| Goal of the exercise |
Take the lines from the top down to and including the one with "from matplotlib import font_manager" and repeat them exactly. Omit images.

# start of Records for processing

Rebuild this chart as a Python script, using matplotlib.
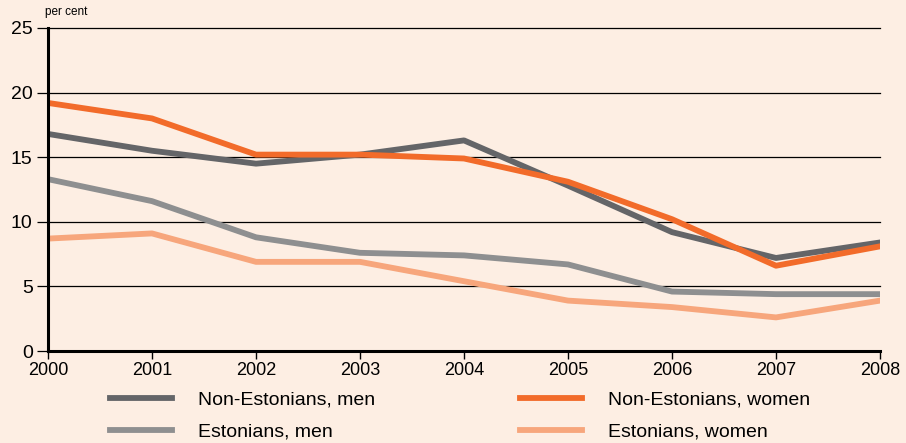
import matplotlib
matplotlib.use("Agg")
from matplotlib import pyplot as plt
from matplotlib import font_manager

years = [2000, 2001, 2002, 2003, 2004, 2005, 2006, 2007, 2008]
non_est_men = [16.8, 15.5, 14.5, 15.2, 16.3, 12.8, 9.2, 7.2, 8.4]
non_est_women = [19.2, 18.0, 15.2, 15.2, 14.9, 13.1, 10.2, 6.6, 8.1]
est_men = [13.3, 11.6, 8.8, 7.6, 7.4, 6.7, 4.6, 4.4, 4.4]
est_women = [8.7, 9.1, 6.9, 6.9, 5.4, 3.9, 3.4, 2.6, 3.9]
yticks = [0, 5, 10, 15, 20, 25]

names = {f.name for f in font_manager.fontManager.ttflist}
font = "Liberation Sans Narrow" if "Liberation Sans Narrow" in names else "Liberation Sans"
plt.rcParams["font.family"] = [font, "DejaVu Sans"]

bg = "#fdeee3"
fig = plt.figure(figsize=(9.06, 4.43), dpi=100, facecolor=bg)
ax = fig.add_axes([48 / 906, 92 / 443, 832 / 906, 323 / 443], facecolor=bg)

for v in yticks[1:]:
    ax.axhline(v, color="black", lw=0.9, zorder=1, clip_on=False)

lw = 4.2
ax.plot(years, est_women, color="#f7a67c", lw=lw, label="Estonians, women", zorder=3)
ax.plot(years, est_men, color="#8e8f90", lw=lw, label="Estonians, men", zorder=3)
ax.plot(years, non_est_men, color="#646568", lw=lw, label="Non-Estonians, men", zorder=4)
ax.plot(years, non_est_women, color="#f26b2a", lw=lw, label="Non-Estonians, women", zorder=4)

ax.set_xlim(2000, 2008)
ax.set_ylim(0, 25)
ax.set_xticks(years)
ax.set_yticks(yticks)
ax.tick_params(axis="x", direction="out", length=6, width=1, labelsize=13, pad=2)
ax.tick_params(axis="y", direction="out", length=8, width=0.9, labelsize=14, pad=3)
for s in ["top", "right"]:
    ax.spines[s].set_visible(False)
ax.spines["left"].set_linewidth(2.2)
ax.spines["bottom"].set_linewidth(2.2)
ax.spines["left"].set_zorder(5)
ax.spines["bottom"].set_zorder(5)

fig.text(45 / 906, 1 - 12 / 443, "per cent", fontsize=8.5, va="center", ha="left")

h, l = ax.get_legend_handles_labels()
opts = dict(frameon=False, loc="upper left", fontsize=14, handlelength=3.2,
            handletextpad=1.3, labelspacing=0.75, borderpad=0, borderaxespad=0)
fig.legend([h[2], h[1]], [l[2], l[1]], bbox_to_anchor=(110 / 906, 1 - 391 / 443), **opts)
fig.legend([h[3], h[0]], [l[3], l[0]], bbox_to_anchor=(520 / 906, 1 - 391 / 443), **opts)

fig.savefig("out.png", dpi=100, facecolor=bg)
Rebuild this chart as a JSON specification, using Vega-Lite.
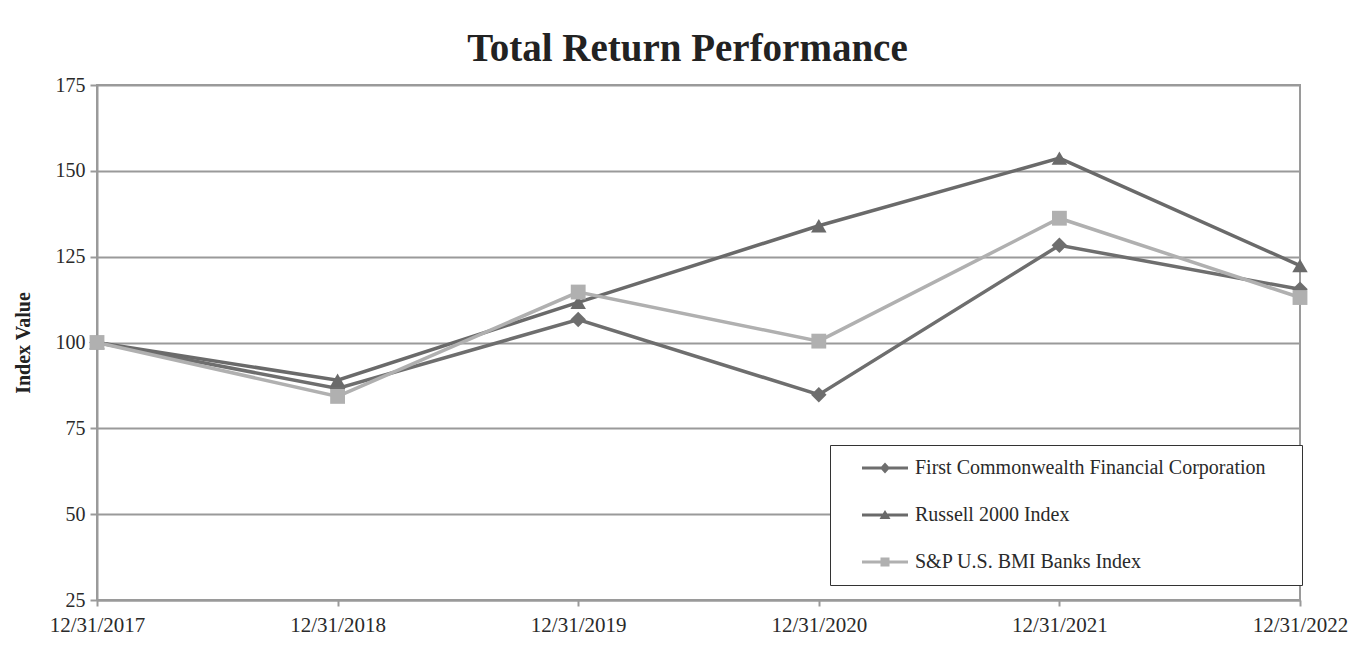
{
  "$schema": "https://vega.github.io/schema/vega-lite/v6.json",
  "autosize": {"type": "none"},
  "width": 1203,
  "height": 515,
  "padding": {"left": 97, "top": 85, "right": 53, "bottom": 69},
  "background": "white",
  "title": {
    "text": "Total Return Performance",
    "font": "Liberation Serif",
    "fontSize": 39,
    "fontWeight": "bold",
    "color": "#222222",
    "anchor": "middle",
    "baseline": "alphabetic",
    "offset": -25,
    "dx": -11
  },
  "config": {
    "view": {"stroke": "#9a9a9a", "strokeWidth": 2},
    "axis": {
      "labelFont": "Liberation Serif",
      "titleFont": "Liberation Serif",
      "labelColor": "#2a2a2a",
      "titleColor": "#222222",
      "domainColor": "#9a9a9a",
      "tickColor": "#9a9a9a",
      "gridColor": "#9a9a9a",
      "domainWidth": 2,
      "tickWidth": 2,
      "gridWidth": 2
    }
  },
  "data": {
    "values": [
      {"date": "12/31/2017", "series": "First Commonwealth Financial Corporation", "value": 100},
      {"date": "12/31/2018", "series": "First Commonwealth Financial Corporation", "value": 86.6},
      {"date": "12/31/2019", "series": "First Commonwealth Financial Corporation", "value": 106.7},
      {"date": "12/31/2020", "series": "First Commonwealth Financial Corporation", "value": 84.8},
      {"date": "12/31/2021", "series": "First Commonwealth Financial Corporation", "value": 128.3},
      {"date": "12/31/2022", "series": "First Commonwealth Financial Corporation", "value": 115.5},
      {"date": "12/31/2017", "series": "Russell 2000 Index", "value": 100},
      {"date": "12/31/2018", "series": "Russell 2000 Index", "value": 89.0},
      {"date": "12/31/2019", "series": "Russell 2000 Index", "value": 111.7},
      {"date": "12/31/2020", "series": "Russell 2000 Index", "value": 134.0},
      {"date": "12/31/2021", "series": "Russell 2000 Index", "value": 153.7},
      {"date": "12/31/2022", "series": "Russell 2000 Index", "value": 122.4},
      {"date": "12/31/2017", "series": "S&P U.S. BMI Banks Index", "value": 100},
      {"date": "12/31/2018", "series": "S&P U.S. BMI Banks Index", "value": 84.3},
      {"date": "12/31/2019", "series": "S&P U.S. BMI Banks Index", "value": 114.7},
      {"date": "12/31/2020", "series": "S&P U.S. BMI Banks Index", "value": 100.4},
      {"date": "12/31/2021", "series": "S&P U.S. BMI Banks Index", "value": 136.2},
      {"date": "12/31/2022", "series": "S&P U.S. BMI Banks Index", "value": 113.1}
    ]
  },
  "encoding": {
    "x": {
      "field": "date",
      "type": "ordinal",
      "sort": ["12/31/2017", "12/31/2018", "12/31/2019", "12/31/2020", "12/31/2021", "12/31/2022"],
      "scale": {"type": "point", "padding": 0},
      "axis": {
        "title": null,
        "labelAngle": 0,
        "labelFontSize": 21,
        "labelPadding": 8,
        "tickSize": 6,
        "grid": false
      }
    },
    "y": {
      "field": "value",
      "type": "quantitative",
      "scale": {"domain": [25, 175], "nice": false, "zero": false},
      "axis": {
        "title": "Index Value",
        "titleFontSize": 20,
        "titleFontWeight": "bold",
        "titlePadding": 22,
        "values": [25, 50, 75, 100, 125, 150, 175],
        "labelFontSize": 20,
        "labelPadding": 5,
        "tickSize": 7,
        "grid": true
      }
    }
  },
  "layer": [
    {
      "transform": [{"filter": "datum.series === 'First Commonwealth Financial Corporation'"}],
      "mark": {"type": "line", "strokeWidth": 3.5, "color": "#6e6e6e"},
      "encoding": {}
    },
    {
      "transform": [{"filter": "datum.series === 'Russell 2000 Index'"}],
      "mark": {"type": "line", "strokeWidth": 3.5, "color": "#6a6a6a"},
      "encoding": {}
    },
    {
      "transform": [{"filter": "datum.series === 'S&P U.S. BMI Banks Index'"}],
      "mark": {"type": "line", "strokeWidth": 3.5, "color": "#b0b0b0"},
      "encoding": {}
    },
    {
      "transform": [{"filter": "datum.series === 'First Commonwealth Financial Corporation'"}],
      "mark": {"type": "point", "filled": true, "opacity": 1, "size": 240, "shape": "diamond", "color": "#6e6e6e"},
      "encoding": {}
    },
    {
      "transform": [{"filter": "datum.series === 'Russell 2000 Index'"}],
      "mark": {"type": "point", "filled": true, "opacity": 1, "size": 240, "shape": "triangle-up", "color": "#6a6a6a"},
      "encoding": {}
    },
    {
      "transform": [{"filter": "datum.series === 'S&P U.S. BMI Banks Index'"}],
      "mark": {"type": "point", "filled": true, "opacity": 1, "size": 220, "shape": "square", "color": "#b0b0b0"},
      "encoding": {}
    },
    {
      "transform": [{"filter": "datum.value < 0"}],
      "mark": {"type": "point", "filled": true, "opacity": 1},
      "encoding": {
        "fill": {
          "field": "series",
          "type": "nominal",
          "scale": {
            "domain": ["First Commonwealth Financial Corporation", "Russell 2000 Index", "S&P U.S. BMI Banks Index"],
            "range": ["#6e6e6e", "#6a6a6a", "#b0b0b0"]
          },
          "legend": {
            "title": " ",
            "titleOrient": "right",
            "titleFontSize": 10,
            "titlePadding": 23,
            "orient": "none",
            "legendX": 733,
            "legendY": 360,
            "padding": 13,
            "fillColor": "white",
            "strokeColor": "#333333",
            "labelFont": "Liberation Serif",
            "labelFontSize": 20,
            "labelColor": "#2a2a2a",
            "labelLimit": 600,
            "labelOffset": 20,
            "symbolOffset": 32,
            "symbolSize": 400,
            "symbolOpacity": 1,
            "symbolStrokeWidth": 0,
            "rowPadding": 27
          }
        },
        "shape": {
          "field": "series",
          "type": "nominal",
          "scale": {
            "domain": ["First Commonwealth Financial Corporation", "Russell 2000 Index", "S&P U.S. BMI Banks Index"],
            "range": [
              "M-2.3,-0.15H2.3V0.15H-2.3Z M-0.5,0L0,-0.55L0.5,0L0,0.55Z",
              "M-2.3,-0.15H2.3V0.15H-2.3Z M-0.55,0.4L0,-0.5L0.55,0.4Z",
              "M-2.3,-0.15H2.3V0.15H-2.3Z M-0.45,-0.45H0.45V0.45H-0.45Z"
            ]
          }
        }
      }
    }
  ]
}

# end of Records for processing

| Task response |
Rebuild this chart as a Python script, using matplotlib.
import matplotlib
matplotlib.use("Agg")
from matplotlib import pyplot as plt
from matplotlib import font_manager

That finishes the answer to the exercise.